I haven’t forgotten you.
Despite all the months and years that may have gone by. No matter how many ups and downs there have been. Even with all the life changes, personal celebrations and tragedies that have occurred. I still remember.
Perhaps there is now even a poem or song in your honor. Certainly there is a part of my soul that will always remain with you. You were likely a total stranger to me when we first me. You could have never guessed in a thousand years that one day I would be crossing your doorway carrying that bag slung over my shoulder. The one filled with the tools to help the needs of many.
There are times when something triggers my memory of you. Possibly a winding country road, a certain song, a snow storm, a soft breeze or the quick glimpse of a familiar neighborhood during a drive. I remember. We likely shared laughter, we certainly shared tears.

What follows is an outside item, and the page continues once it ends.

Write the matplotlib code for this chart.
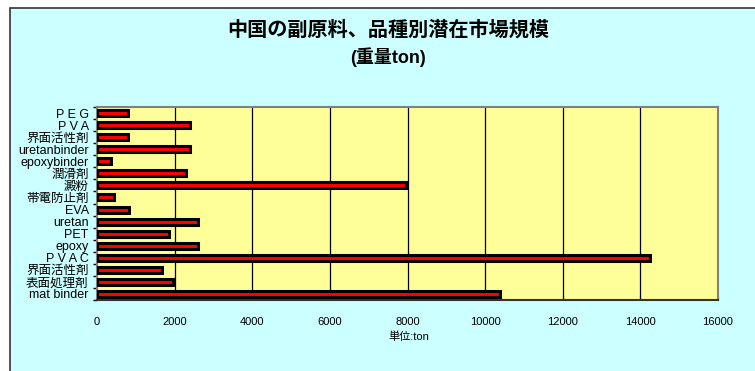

I cried a lot, but you maybe never knew this. I often would keep myself composed until I left your bedside. But there were times, especially while hooking up a new infusion, I would be unable to hold back. Then the wet glistening eyes, somber nods and quiet whispers were really me wailing inside. Filling up with the emotion of how much love surrounded us. Overwhelmed with the stoic bravery from such an unlikely source.
You will never be forgotten. I still remember you. I remember your smile, I remember your pain. I remember the look of concern in everyone’s eyes. Oh I know, I may not remember when, or possibly, may not even remember your name. But I remember the gift of time we shared.
No, I haven’t forgotten you. And, I never will.